Yep, and that's bandwidth. Up to 200kHz for WFM I think.

Edit: I'll add some images. Maybe they could be helpful.


This is screenshot of RF spectrum. Frequency increases to the right, time towards bottom. On the left is some regular FM station, on the right is signal from my cheap FM transmitter. It's mono-only making it perfect for this test.
The white rectangles show filter bandwidth and red line center frequency. That's what you tune, center frequency.

In this image it's just transmitting unmodulated carrier wave. In other words, silence.

Here I modulated it with a simple sine wave. I slowly increased its frequency over time. Probably seems familiar. (It looks like dots because the spectrogram is drawn at 20FPS. With high enough framerate it would be a continuous line.) Frequency dictates how often the carrier wave swings.

Here we're back to 1Hz sine wave, but instead of changing the frequency, I changed its amplitude (volume) up. The further the frequency deviates, the higher the amplitude. (Again, 20FPS. It's not changing the frequency suddenly like that.)

For the sake of making it a continuous line as it is, here it's shown at 600FPS.

You can see the FM station at the left starts to fall apart into waveform a bit as well.

Of course, music, speech or whatever isn't a single sine wave, it's a sum of range of frequencies of different amplitudes so it doesn't look that nice.

Of course, don't trust me on anything. I likely said something wrong.

[–] Max_P@lemmy.max-p.me 8 points 5 months ago

Of course, don't trust me on anything. I likely said something wrong.

Looks pretty solid to me!

[–] drspod@lemmy.ml 13 points 5 months ago

The FM tuner is a narrow band pass filter centered at the carrier frequency - it doesn't try to track the modulation. The FM demodulator then uses a VCO (voltage controlled oscillator) with a phase detector in a feedback loop, so that the output of the VCO tracks the modulated input signal. The input to the VCO then represents the baseband (demodulated) signal.

[–] l_b_i@yiffit.net 9 points 5 months ago* (last edited 5 months ago)

RF only has 2 components, Phase (frequency) and its amplitude. For Analog FM radio, you have a center frequency you tune to. The variance from the center frequency (phase) is the amplitude of the carried signal. For digital signals, you will have specified offsets from the center that represent specific binary codes.

Edit: as others have said, the tuning and demodulating are 2 different steps. Step 1 tune, When you tune you take the signal centered at the carrier, what the dial on your radio says, and recenter it at 0. Step 1 is the same for pretty much everything RF. The output is "base-band". You aren't going in and out of tune because for each center frequency, there will be an agreed variance (band width) allowed for the channel. The tuner captures this entire range and this is what is then demodulated in step 2.
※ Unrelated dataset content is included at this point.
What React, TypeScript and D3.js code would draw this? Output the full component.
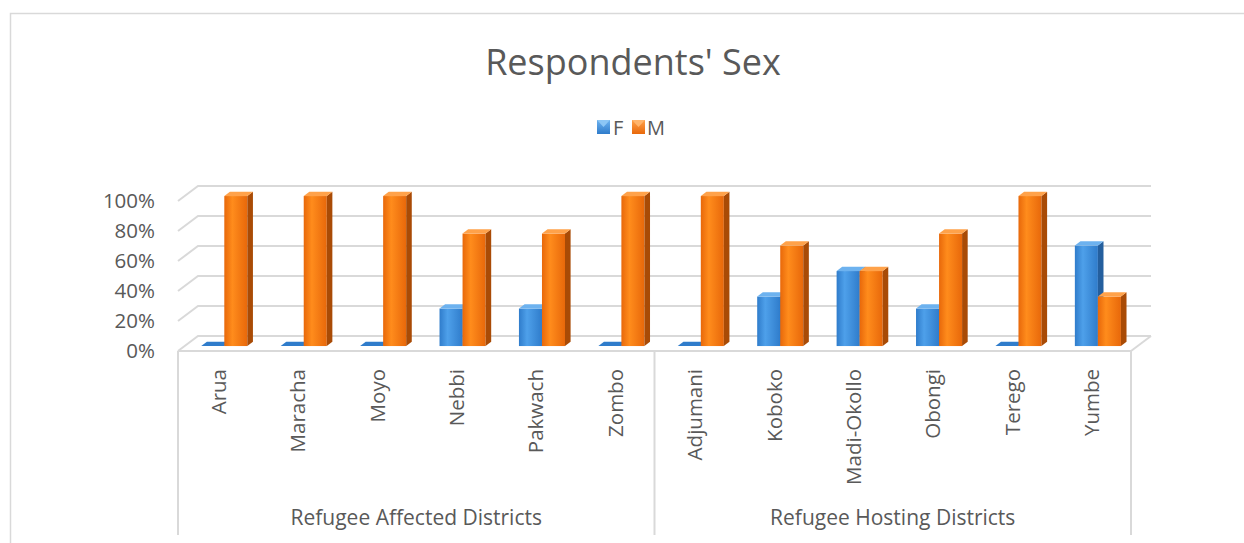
import React from "react";
import * as d3 from "d3";

const categories = [
  "Arua", "Maracha", "Moyo", "Nebbi", "Pakwach", "Zombo",
  "Adjumani", "Koboko", "Madi-Okollo", "Obongi", "Terego", "Yumbe",
];
const groups = [
  { name: "Refugee Affected Districts", from: 0, to: 6 },
  { name: "Refugee Hosting Districts", from: 6, to: 12 },
];
const femaleShare = [0, 0, 0, 25, 25, 0, 0, 33, 50, 25, 0, 67];
const maleShare = [100, 100, 100, 75, 75, 100, 100, 67, 50, 75, 100, 33];
const seriesNames = ["F", "M"];
const yTicks = [0, 20, 40, 60, 80, 100];

const W = 1244;
const H = 543;
const FONT = "'Open Sans', 'Liberation Sans', sans-serif";
const TEXT = "#595959";
const GRID = "#d9d9d9";

// plot frame (front edge) and 3D depth offset
const x0 = 178, x1 = 1131;
const yFront0 = 351, yFront100 = 201;
const DX = 20, DY = -15;
// bars sit partway into the floor depth
const barOff = 0.33, barDepth = 0.28;

const palette = {
  F: { front: ["#4ea0ea", "#2f7ccb"], side: "#245f9e", top: "#6db2ef" },
  M: { front: ["#ff8c1c", "#e8680a"], side: "#a94b06", top: "#ffa24a" },
};

export default function App() {
  const xBand = d3.scaleBand<string>().domain(categories).range([x0, x1])
    .paddingInner(0.42).paddingOuter(0.21);
  const xSeries = d3.scaleBand<string>().domain(seriesNames).range([0, xBand.bandwidth()]);
  const yFront = d3.scaleLinear().domain([0, 100]).range([yFront0, yFront100]);
  const step = xBand.step();

  const bdx = DX * barOff, bdy = DY * barOff;
  const ddx = DX * barDepth, ddy = DY * barDepth;

  const bars: JSX.Element[] = [];
  categories.forEach((c, i) => {
    [femaleShare[i], maleShare[i]].forEach((v, s) => {
      const name = seriesNames[s] as "F" | "M";
      const p = palette[name];
      const left = (xBand(c) as number) + (xSeries(name) as number) + bdx;
      const right = left + xSeries.bandwidth();
      const base = yFront(0) + bdy;
      const top = yFront(v) + bdy;
      const h = base - top;
      bars.push(
        <g key={`${c}-${name}`}>
          {h > 0 && (
            <rect x={left} y={top} width={right - left} height={h}
              fill={`url(#grad-${name})`} />
          )}
          {h > 0 && (
            <path d={`M${right},${base} L${right},${top} L${right + ddx},${top + ddy} L${right + ddx},${base + ddy} Z`}
              fill={p.side} />
          )}
          <path d={`M${left},${top} L${right},${top} L${right + ddx},${top + ddy} L${left + ddx},${top + ddy} Z`}
            fill={h > 0 ? p.top : p.front[1]} />
        </g>
      );
    });
  });

  return (
    <svg width={W} height={H} style={{ position: "absolute", left: 0, top: 0, background: "#fff" }}
      fontFamily={FONT}>
      <defs>
        {seriesNames.map((n) => {
          const p = palette[n as "F" | "M"];
          return (
            <linearGradient key={n} id={`grad-${n}`} x1="0" y1="0" x2="1" y2="0">
              <stop offset="0" stopColor={p.front[1]} />
              <stop offset="0.35" stopColor={p.front[0]} />
              <stop offset="1" stopColor={p.front[1]} />
            </linearGradient>
          );
        })}
        {seriesNames.map((n) => {
          const p = palette[n as "F" | "M"];
          return (
            <linearGradient key={n} id={`leg-${n}`} x1="0" y1="0" x2="0" y2="1">
              <stop offset="0" stopColor={p.top} />
              <stop offset="1" stopColor={p.front[1]} />
            </linearGradient>
          );
        })}
      </defs>

      {/* chart area border */}
      <path d={`M10.5,${H} L10.5,13.5 L${W},13.5`} fill="none" stroke={GRID} strokeWidth={1.5} />

      {/* title */}
      <text x={633} y={75} textAnchor="middle" fontSize={36} fill={TEXT}>Respondents' Sex</text>

      {/* legend */}
      <g>
        <rect x={597} y={120} width={13} height={14} fill={`url(#leg-F)`} />
        <path d="M597,120 L610,120 L603.5,127 Z" fill="#8cc6f5" />
        <text x={613} y={135} fontSize={20} fill={TEXT}>F</text>
        <rect x={632} y={120} width={13} height={14} fill={`url(#leg-M)`} />
        <path d="M632,120 L645,120 L638.5,127 Z" fill="#ffb46b" />
        <text x={647} y={135} fontSize={20} fill={TEXT}>M</text>
      </g>

      {/* floor, back-wall gridlines and left-wall diagonals */}
      {yTicks.map((t) => {
        const yf = yFront(t);
        return (
          <path key={t} d={`M${x0},${yf} L${x0 + DX},${yf + DY} L${x1 + DX},${yf + DY}`}
            fill="none" stroke={GRID} strokeWidth={2} />
        );
      })}
      <line x1={x0} x2={x1} y1={yFront0} y2={yFront0} stroke={GRID} strokeWidth={2} />
      <line x1={x1} x2={x1 + DX} y1={yFront0} y2={yFront0 + DY} stroke={GRID} strokeWidth={2} />

      {/* y tick labels */}
      {yTicks.map((t) => (
        <text key={t} x={155} y={yFront(t)} dy="0.35em" textAnchor="end" fontSize={20.5} fill={TEXT}>
          {`${t}%`}
        </text>
      ))}

      {bars}

      {/* category labels */}
      {categories.map((c) => {
        const cx = (xBand(c) as number) + xBand.bandwidth() / 2;
        return (
          <text key={c} transform={`translate(${cx + 8},369) rotate(-90)`} textAnchor="end"
            fontSize={20.5} fill={TEXT}>{c}</text>
        );
      })}

      {/* group axis */}
      {groups.map((g) => {
        const gx0 = x0 + g.from * step;
        const gx1 = x0 + g.to * step;
        return (
          <text key={g.name} x={(gx0 + gx1) / 2} y={525} textAnchor="middle" fontSize={21} fill={TEXT}>
            {g.name}
          </text>
        );
      })}
      {[0, 6, 12].map((k) => (
        <line key={k} x1={x0 + k * step} x2={x0 + k * step} y1={yFront0} y2={535}
          stroke={GRID} strokeWidth={2} />
      ))}
    </svg>
  );
}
[–] litchralee@sh.itjust.works 8 points 5 months ago* (last edited 5 months ago)

This isn't quite an ELI5, but ARRL has a 2004 article on FM fundamentals; it's five pages intended for a beginner ham radio operator, but applicable to all FM applications nevertheless. It also discusses four different ways to receive FM.

But to answer your question directly:

The frequency of the FM signal at any instant in time is called the instantaneous frequency. The variations back and forth around the carrier frequency are known as deviation

FM can also be detected by a PLL. As shown in Figure 6, the PLL’s natural function of tracking a changing input frequency can be employed to generate a voltage that varies as the input frequency change

In a nutshell, FM only ever has one instantaneous frequency at a time, which dances around the nominal center frequency (aka carrier). So the receiver has to detect the instantaneous frequency, relative to the carrier.

To actually recover the original signal, the receiver must also account for the modulation index used by the transmitter, which describes how much the output will deviate for a given input frequency. The modulation index is usually standardized for the application, such as FM broadcasting, amateur radio FM, walkie talkie FM, etc.

Because a larger modulation index means the same input signal will result in wider deviations, more RF bandwidth is used, spreading the signal wider and generally improving noise immunity.